1. Put a Plan into Place
Before you finalize your ideal marketing partner, you must pen down the goals you wish to achieve with the relationship. A plan can help you with a streamlined search. However, it is also essential to ensure that there is no conflict of interest when joining hands with a similar business to yours.
Find the ones with similar target audiences and the same industry that can offer complementary services.
Opportunities and requirements can differ significantly, and that’s why there isn’t an ideal template for finding the perfect marketing partner.
2. Take the First Step in Building a Relationship
Identify the right fit for you and reach out by taking the first step.
If you are taking the first step with an email, make sure to keep it short. Ensure that you are clear about the partnership's scope and offerings.
Ensure you are doing enough research. This shows the other firm that you are genuinely interested in joining hands with them.
The communication to follow will include a brief call to get to know each other up close and personal.
If the concerned person isn’t a a good fit, consider communicating the issues or simply move on. Ensure that both sides don’t rush into the collaboration since it can be a significant investment for both sides—more on that in the following points.
3. Make Sure that Collaboration Economics Makes Sense
As mentioned above, both firms should appeal to the same demographics. Ensure that the partner is not a direct competitor; otherwise, your customers could soon be their customers. Likewise, it is vital not to partner up with firms with offerings that are poles apart from your products. If so, your audiences might soon lose interest in your offering, resulting in a completely dwindled customer base.
Highlight what you can offer and what the other firm can offer to your firm.
Here are some ways your partner can assist you:
- Help you grow a customer or membership base
- Assist in increasing brand awareness
- Boost your social media following
- Shed light on the audience who are unaware of your offering
Make sure to have a partnership agreement to highlight branding rules and guidelines so that they know what the other business can say about your business. You can refer to these agreements so that you can refer to them for future references.

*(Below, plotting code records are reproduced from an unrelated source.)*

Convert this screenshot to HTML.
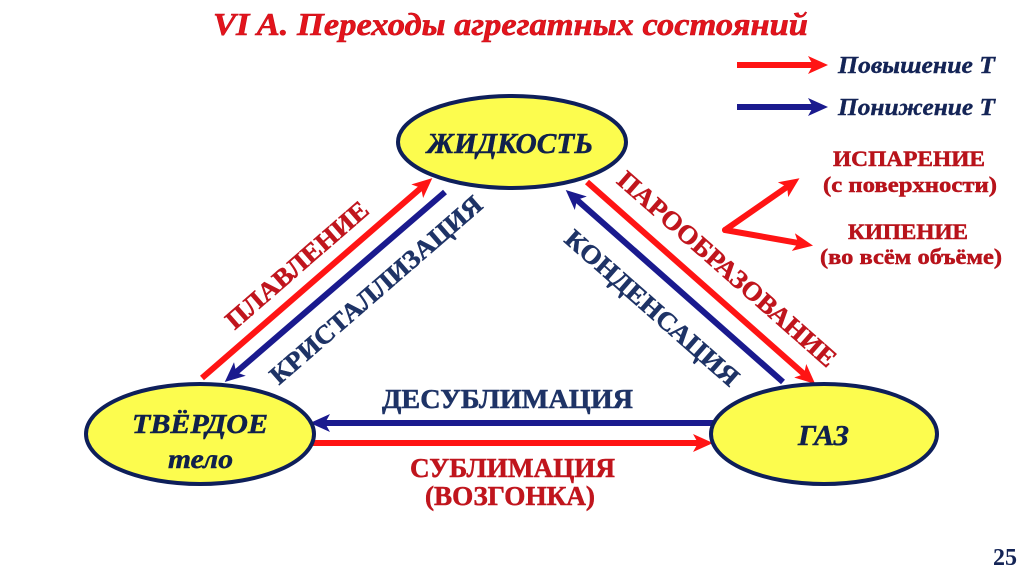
<!DOCTYPE html>
<html><head><meta charset="utf-8"><style>
html,body{margin:0;padding:0;background:#fff;}
svg{display:block;}
text{font-family:"Liberation Serif","DejaVu Serif",serif;font-weight:bold;}
</style></head><body>
<svg width="1024" height="574" viewBox="0 0 1024 574" xmlns="http://www.w3.org/2000/svg">
<defs>
<marker id="hr" markerUnits="userSpaceOnUse" markerWidth="20" markerHeight="18" refX="7" refY="9" orient="auto"><path d="M0,0 L20,9 L0,18 L5,9 z" fill="#ff1414"/></marker>
<marker id="hb" markerUnits="userSpaceOnUse" markerWidth="20" markerHeight="18" refX="7" refY="9" orient="auto"><path d="M0,0 L20,9 L0,18 L5,9 z" fill="#1a1a8e"/></marker>
</defs>
<rect width="1024" height="574" fill="#fff"/>

<!-- Title -->
<text x="213" y="35" font-size="32" font-style="italic" fill="#e3141c" stroke="#c8101a" stroke-width="0.6" textLength="595" lengthAdjust="spacingAndGlyphs">VI A. Переходы агрегатных состояний</text>

<!-- Legend -->
<line x1="737" y1="65" x2="815" y2="65" stroke="#ff1414" stroke-width="6" marker-end="url(#hr)"/>
<line x1="737" y1="107" x2="815" y2="107" stroke="#1a1a8e" stroke-width="6" marker-end="url(#hb)"/>
<text x="838" y="73" font-size="24" font-style="italic" fill="#142456" stroke="#142456" stroke-width="0.4" textLength="157" lengthAdjust="spacingAndGlyphs">Повышение Т</text>
<text x="838" y="115" font-size="24" font-style="italic" fill="#142456" stroke="#142456" stroke-width="0.4" textLength="157" lengthAdjust="spacingAndGlyphs">Понижение Т</text>

<!-- V arrows -->
<line x1="725" y1="230" x2="788.8" y2="185.7" stroke="#ff1414" stroke-width="6" stroke-linecap="round" marker-end="url(#hr)"/>
<line x1="725" y1="230" x2="800.2" y2="243.3" stroke="#ff1414" stroke-width="6" stroke-linecap="round" marker-end="url(#hr)"/>

<text x="833" y="166" font-size="22" fill="#b8131b" stroke="#b8131b" stroke-width="0.5" textLength="152" lengthAdjust="spacingAndGlyphs">ИСПАРЕНИЕ</text>
<text x="823" y="192" font-size="22" fill="#b8131b" stroke="#b8131b" stroke-width="0.5" textLength="174" lengthAdjust="spacingAndGlyphs">(с поверхности)</text>
<text x="848" y="239" font-size="22" fill="#b8131b" stroke="#b8131b" stroke-width="0.5" textLength="120" lengthAdjust="spacingAndGlyphs">КИПЕНИЕ</text>
<text x="820" y="264" font-size="22" fill="#b8131b" stroke="#b8131b" stroke-width="0.5" textLength="182" lengthAdjust="spacingAndGlyphs">(во всём объёме)</text>

<!-- Left arrows -->
<line x1="202" y1="378" x2="422.5" y2="186.6" stroke="#ff1414" stroke-width="6" marker-end="url(#hr)"/>
<line x1="445" y1="192" x2="234.6" y2="373.5" stroke="#1a1a8e" stroke-width="6" marker-end="url(#hb)"/>
<!-- Right arrows -->
<line x1="587" y1="182" x2="805.5" y2="375.4" stroke="#ff1414" stroke-width="6" marker-end="url(#hr)"/>
<line x1="783" y1="382" x2="575.5" y2="198.6" stroke="#1a1a8e" stroke-width="6" marker-end="url(#hb)"/>
<!-- Bottom arrows -->
<line x1="713" y1="423" x2="323" y2="423" stroke="#1a1a8e" stroke-width="6" marker-end="url(#hb)"/>
<line x1="313" y1="443" x2="700" y2="443" stroke="#ff1414" stroke-width="6" marker-end="url(#hr)"/>

<!-- Diagonal labels -->
<text x="297" y="265" font-size="26" fill="#c0151d" stroke="#c0151d" stroke-width="0.5" text-anchor="middle" dominant-baseline="central" transform="rotate(-41 297 265)" textLength="180" lengthAdjust="spacingAndGlyphs">ПЛАВЛЕНИЕ</text>
<text x="376" y="290" font-size="26" fill="#1e3366" stroke="#1e3366" stroke-width="0.5" text-anchor="middle" dominant-baseline="central" transform="rotate(-41 376 290)" textLength="272" lengthAdjust="spacingAndGlyphs">КРИСТАЛЛИЗАЦИЯ</text>
<text x="727" y="269" font-size="26" fill="#c0151d" stroke="#c0151d" stroke-width="0.5" text-anchor="middle" dominant-baseline="central" transform="rotate(41.3 727 269)" textLength="282" lengthAdjust="spacingAndGlyphs">ПАРООБРАЗОВАНИЕ</text>
<text x="652" y="308" font-size="26" fill="#1e3366" stroke="#1e3366" stroke-width="0.5" text-anchor="middle" dominant-baseline="central" transform="rotate(41.3 652 308)" textLength="222" lengthAdjust="spacingAndGlyphs">КОНДЕНСАЦИЯ</text>

<!-- Bottom labels -->
<text x="382" y="408" font-size="27" fill="#1e3366" stroke="#1e3366" stroke-width="0.5" textLength="251" lengthAdjust="spacingAndGlyphs">ДЕСУБЛИМАЦИЯ</text>
<text x="410" y="477" font-size="27" fill="#c0151d" stroke="#c0151d" stroke-width="0.5" textLength="205" lengthAdjust="spacingAndGlyphs">СУБЛИМАЦИЯ</text>
<text x="425" y="505" font-size="27" fill="#c0151d" stroke="#c0151d" stroke-width="0.5" textLength="170" lengthAdjust="spacingAndGlyphs">(ВОЗГОНКА)</text>

<!-- Ellipses -->
<ellipse cx="512" cy="142" rx="114" ry="46" fill="#fcfc4e" stroke="#0e1f5a" stroke-width="4"/>
<ellipse cx="200" cy="434" rx="114" ry="50" fill="#fcfc4e" stroke="#0e1f5a" stroke-width="4"/>
<ellipse cx="824" cy="434" rx="113" ry="50" fill="#fcfc4e" stroke="#0e1f5a" stroke-width="4"/>

<text x="427" y="153" font-size="29" font-style="italic" fill="#10204c" stroke="#10204c" stroke-width="0.5" textLength="166" lengthAdjust="spacingAndGlyphs">ЖИДКОСТЬ</text>
<text x="132" y="433" font-size="27" fill="#10204c" stroke="#10204c" stroke-width="0.5" font-style="italic" textLength="136" lengthAdjust="spacingAndGlyphs">ТВЁРДОЕ</text>
<text x="168" y="468" font-size="27" fill="#10204c" stroke="#10204c" stroke-width="0.5" font-style="italic" textLength="65" lengthAdjust="spacingAndGlyphs">тело</text>
<text x="798" y="445" font-size="29" fill="#10204c" stroke="#10204c" stroke-width="0.5" font-style="italic" textLength="51" lengthAdjust="spacingAndGlyphs">ГАЗ</text>

<!-- Page number -->
<text x="993" y="565" font-size="24" fill="#142456" textLength="24" lengthAdjust="spacingAndGlyphs">25</text>
</svg>
</body></html>
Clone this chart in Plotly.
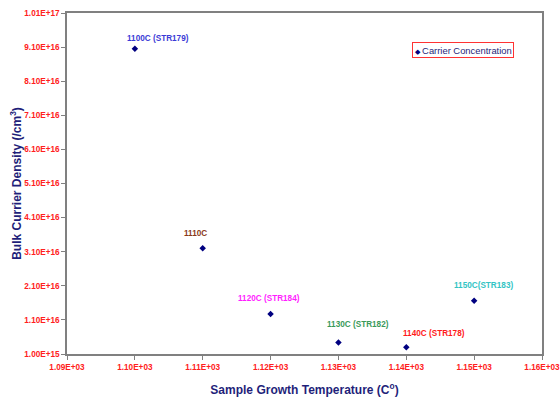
import plotly.graph_objects as go

# Growth temperature (deg C) and measured bulk carrier density (/cm^3)
temperature = [1100, 1110, 1120, 1130, 1140, 1150]
carrier_density = [9.05e16, 3.2e16, 1.27e16, 4.4e15, 3.0e15, 1.66e16]
sample_labels = ["1100C (STR179)", "1110C", "1120C (STR184)",
                 "1130C (STR182)", "1140C (STR178)", "1150C(STR183)"]
label_colors = ["#3b3bd6", "#8b3a1a", "#ff1fff", "#3a9a5a", "#ff1a1a", "#33c4c4"]
# label offsets in pixels relative to each point
label_dx = [23, -7, -2, 20, 28, 9]
label_dy = [10, 15, 16, 18, 14, 15]

# axis ticks
x_tickvals = [1090, 1100, 1110, 1120, 1130, 1140, 1150, 1160]
y_tickvals = [1.0e15, 1.1e16, 2.1e16, 3.1e16, 4.1e16, 5.1e16,
              6.1e16, 7.1e16, 8.1e16, 9.1e16, 1.01e17]
x_ticktext = ["%.2E" % v for v in x_tickvals]
y_ticktext = ["%.2E" % v for v in y_tickvals]

FONT = "Arial, Liberation Sans, sans-serif"
NAVY = "#000080"
TITLE_NAVY = "#1f1f7a"
TICK_RED = "#ff2020"
AXIS_GRAY = "#808080"

fig = go.Figure()
fig.add_trace(go.Scatter(
    x=temperature, y=carrier_density, mode="markers",
    name="Carrier Concentration",
    marker=dict(symbol="diamond", size=5, color=NAVY),
    showlegend=False,
))

for xv, yv, txt, col, dx, dy in zip(temperature, carrier_density, sample_labels,
                                   label_colors, label_dx, label_dy):
    fig.add_annotation(x=xv, y=yv, text="<b>%s</b>" % txt, showarrow=False,
                       xshift=dx, yshift=dy,
                       font=dict(family=FONT, size=8.2, color=col))

# compact legend box
fig.add_annotation(
    xref="paper", yref="paper", x=0.726, y=0.916, xanchor="left", yanchor="top",
    text="<span style='color:%s;font-size:7px'>◆</span> Carrier Concentration" % NAVY,
    showarrow=False, align="left",
    font=dict(family=FONT, size=9.4, color=TITLE_NAVY),
    bordercolor="#ff3333", borderwidth=1, borderpad=1.5, bgcolor="white",
)

axis_common = dict(
    showgrid=False, zeroline=False, showline=True, linecolor=AXIS_GRAY,
    linewidth=1.5, mirror=True, ticks="outside", ticklen=4, tickcolor=AXIS_GRAY,
    tickfont=dict(family=FONT, size=8.2, color=TICK_RED, weight="bold"),
    tickmode="array", automargin=False, ticklabeloverflow="allow",
)

fig.update_xaxes(range=[1090, 1160], tickvals=x_tickvals, ticktext=x_ticktext,
                 title=dict(text="<b>Sample Growth Temperature (C<sup>o</sup>)</b>",
                            font=dict(family=FONT, size=12, color=TITLE_NAVY),
                            standoff=16),
                 **axis_common)
fig.update_yaxes(range=[1e15, 1.01e17], tickvals=y_tickvals, ticktext=y_ticktext,
                 title=dict(text="<b>Bulk Currier Density (/cm<sup>3</sup>)</b>",
                            font=dict(family=FONT, size=12, color=TITLE_NAVY),
                            standoff=0),
                 **axis_common)

fig.update_layout(
    width=560, height=397,
    margin=dict(l=67, r=18, t=13, b=43),
    paper_bgcolor="white", plot_bgcolor="white",
)

fig.write_html("out.html")
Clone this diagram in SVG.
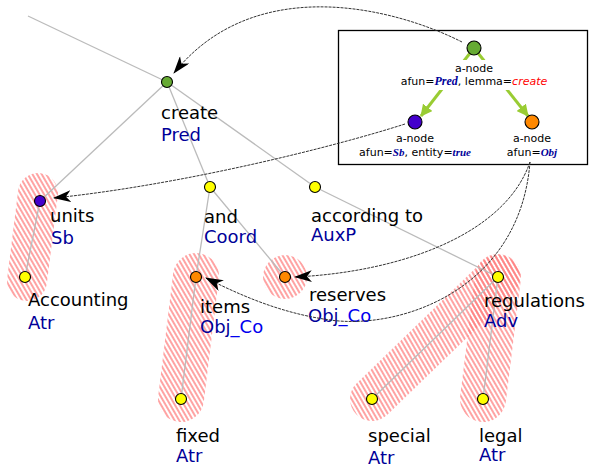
<svg xmlns="http://www.w3.org/2000/svg" width="590" height="468" viewBox="0 0 590 468">
<style>
.e{stroke:#bbbbbb;stroke-width:1.3;fill:none}
.h{stroke:url(#hatch);fill:none;stroke-linecap:round}
.n{stroke:#000;stroke-width:1.1}
.y{fill:#ffff00}.g{fill:#66aa33}.p{fill:#4400cc}.o{fill:#ff8800}
.w{font-family:"DejaVu Sans",sans-serif;font-size:18px;fill:#000}
.a{font-family:"DejaVu Sans",sans-serif;font-size:18px;fill:#000099}
.c{fill:#0000ee}
.bt{font-family:"DejaVu Sans",sans-serif;font-size:11px;fill:#000;text-anchor:middle}
.sv{font-family:"Liberation Serif",serif;font-weight:bold;font-style:italic;fill:#000099}
.rd{font-style:italic;fill:#ff0000}
.d{stroke:#333;stroke-width:1;stroke-dasharray:3,1;fill:none;marker-end:url(#ah)}
.ga{stroke:#99cc33;stroke-width:3;fill:none;marker-end:url(#gh)}
</style>
<defs>
<pattern id="hatch" patternUnits="userSpaceOnUse" width="4" height="4" patternTransform="rotate(-30)">
<line x1="1" y1="0" x2="1" y2="4" stroke="#ff7b7b" stroke-width="1.4"/>
</pattern>
<marker id="ah" markerUnits="userSpaceOnUse" markerWidth="18" markerHeight="12" viewBox="0 0 18 12" refX="17" refY="6" orient="auto">
<path d="M0,0 L18,6 L0,12 L5,6 z" fill="#000"/>
</marker>
<marker id="gh" markerUnits="userSpaceOnUse" markerWidth="12" markerHeight="12" viewBox="0 0 12 12" refX="11" refY="6" orient="auto">
<path d="M0,0 L12,6 L0,12 z" fill="#99cc33"/>
</marker>
</defs>
<rect width="590" height="468" fill="#fff"/>

<g id="highlights">
<line class="h" x1="38" y1="193" x2="27" y2="281" stroke-width="40"/>
<line class="h" x1="196" y1="276" x2="181" y2="399" stroke-width="46"/>
<circle cx="285" cy="277" r="22" fill="url(#hatch)"/>
<line class="h" x1="498" y1="277" x2="372" y2="399" stroke-width="44"/>
<line class="h" x1="498" y1="277" x2="483" y2="399" stroke-width="46"/>
</g>

<g id="edges">
<line class="e" x1="28" y1="16" x2="167" y2="82"/>
<line class="e" x1="167" y1="82" x2="40" y2="201"/>
<line class="e" x1="167" y1="82" x2="210" y2="187"/>
<line class="e" x1="167" y1="82" x2="315" y2="187"/>
<line class="e" x1="315" y1="187" x2="498" y2="277"/>
<line class="e" x1="40" y1="201" x2="25" y2="277"/>
<line class="e" x1="210" y1="187" x2="196" y2="277"/>
<line class="e" x1="210" y1="187" x2="285" y2="277"/>
<line class="e" x1="196" y1="277" x2="181" y2="399"/>
<line class="e" x1="498" y1="277" x2="372" y2="399"/>
<line class="e" x1="498" y1="277" x2="483" y2="399"/>
</g>

<g id="node-create"><circle class="n g" cx="167" cy="82" r="5.5"/><text class="w" x="161" y="119">create</text><text class="a" x="161" y="141">Pred</text></g>
<g id="node-units"><circle class="n p" cx="40" cy="201" r="5.5"/><text class="w" x="50" y="222">units</text><text class="a" x="51" y="244">Sb</text></g>
<g id="node-accounting"><circle class="n y" cx="25" cy="277" r="5.5"/><text class="w" x="28" y="306">Accounting</text><text class="a" x="28" y="329">Atr</text></g>
<g id="node-and"><circle class="n y" cx="210" cy="187" r="5.5"/><text class="w" x="204" y="223">and</text><text class="a" x="204" y="243">Coord</text></g>
<g id="node-according"><circle class="n y" cx="315" cy="187" r="5.5"/><text class="w" x="311" y="222">according to</text><text class="a" x="311" y="241">AuxP</text></g>
<g id="node-items"><circle class="n o" cx="196" cy="277" r="5.5"/><text class="w" x="200" y="313">items</text><text class="a" x="200" y="333">Obj<tspan class="c">_Co</tspan></text></g>
<g id="node-reserves"><circle class="n o" cx="285" cy="277" r="5.5"/><text class="w" x="309" y="301">reserves</text><text class="a" x="308" y="322">Obj<tspan class="c">_Co</tspan></text></g>
<g id="node-regulations"><circle class="n y" cx="498" cy="277" r="5.5"/><text class="w" x="484" y="307">regulations</text><text class="a" x="484" y="327">Adv</text></g>
<g id="node-fixed"><circle class="n y" cx="181" cy="399" r="5.5"/><text class="w" x="176" y="442">fixed</text><text class="a" x="176" y="462">Atr</text></g>
<g id="node-special"><circle class="n y" cx="372" cy="399" r="5.5"/><text class="w" x="368" y="442">special</text><text class="a" x="368" y="464">Atr</text></g>
<g id="node-legal"><circle class="n y" cx="483" cy="399" r="5.5"/><text class="w" x="479" y="442">legal</text><text class="a" x="479" y="461">Atr</text></g>

<g id="legend-box">
<rect x="338.5" y="30.5" width="249" height="134" fill="#fff" stroke="#000" stroke-width="1.3"/>
<line class="ga" x1="474" y1="48" x2="421" y2="116"/>
<line class="ga" x1="474" y1="48" x2="528" y2="116"/>
<rect x="398" y="60" width="152" height="30" fill="#fff"/>
<g id="box-node-pred"><circle class="n g" cx="474" cy="48" r="7"/>
<text class="bt" x="474" y="72">a-node</text>
<text class="bt" x="474" y="85">afun=<tspan class="sv" font-size="12">Pred</tspan>, lemma=<tspan class="rd">create</tspan></text></g>
<g id="box-node-sb"><circle class="n p" cx="415" cy="122" r="7"/>
<text class="bt" x="415" y="142">a-node</text>
<text class="bt" x="415" y="156">afun=<tspan class="sv" font-size="11">Sb</tspan>, entity=<tspan class="sv" font-size="11">true</tspan></text></g>
<g id="box-node-obj"><circle class="n o" cx="532" cy="122" r="7"/>
<text class="bt" x="532" y="142">a-node</text>
<text class="bt" x="532" y="156">afun=<tspan class="sv" font-size="11">Obj</tspan></text></g>
</g>

<g id="connectors">
<path class="d" d="M462,42 C395,8 255,-28 174,73"/>
<path class="d" d="M405,124 C330,148 180,185 54,198"/>
<path class="d" d="M530,162 C505,235 400,272 295,277"/>
<path class="d" d="M530,162 C520,290 400,330 330,320 C280,313 240,295 206,278"/>
</g>
</svg>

Set measurable goals for the partnership and keep the communication ball rolling. Ensure to tap into specific tools to track the progress of the alliance too.
4. Begin with the Partnership
It is vital to ensure that you set apart the right set of partnerships upfront so there is no confusion.
With multiple parties involved, it is best to keep the process crystal clear are some of the fundamental questions that you need to have the answers to:
- Who are the presenters and the main points of contact for the firm?
- Which firm will be the host?
- Who will work on the editing process?
- Which firm will work on the promotions of the webinar and when?
- Any follow-up activities that you need to conduct?
5. Ensure Consistent Communication
Communicating each other’s requirements, strengths, and weaknesses and ensuring that the other firm can provide the solution substantially helps. This will give you a brief idea of how both companies can complement each other.
Laying down the guidelines just right from the beginning can ensure that the process is smooth for all and ensures that the collaboration turns out to be a fruitful one.
What is Partner Marketing Takeaways
Partner Marketing collaborations can take multiple forms, making it crucial to find a suitable business case for you. Make sure to communicate the needs to your partner and provide them with details you need to give to the other party.
If done right, the right partnership can help save time, effort, and resources for your firm and prove fruitful in the long run. Further down the road, it can also lead to the creation of products that could be the solution to the long-standing problems that our audience might be facing.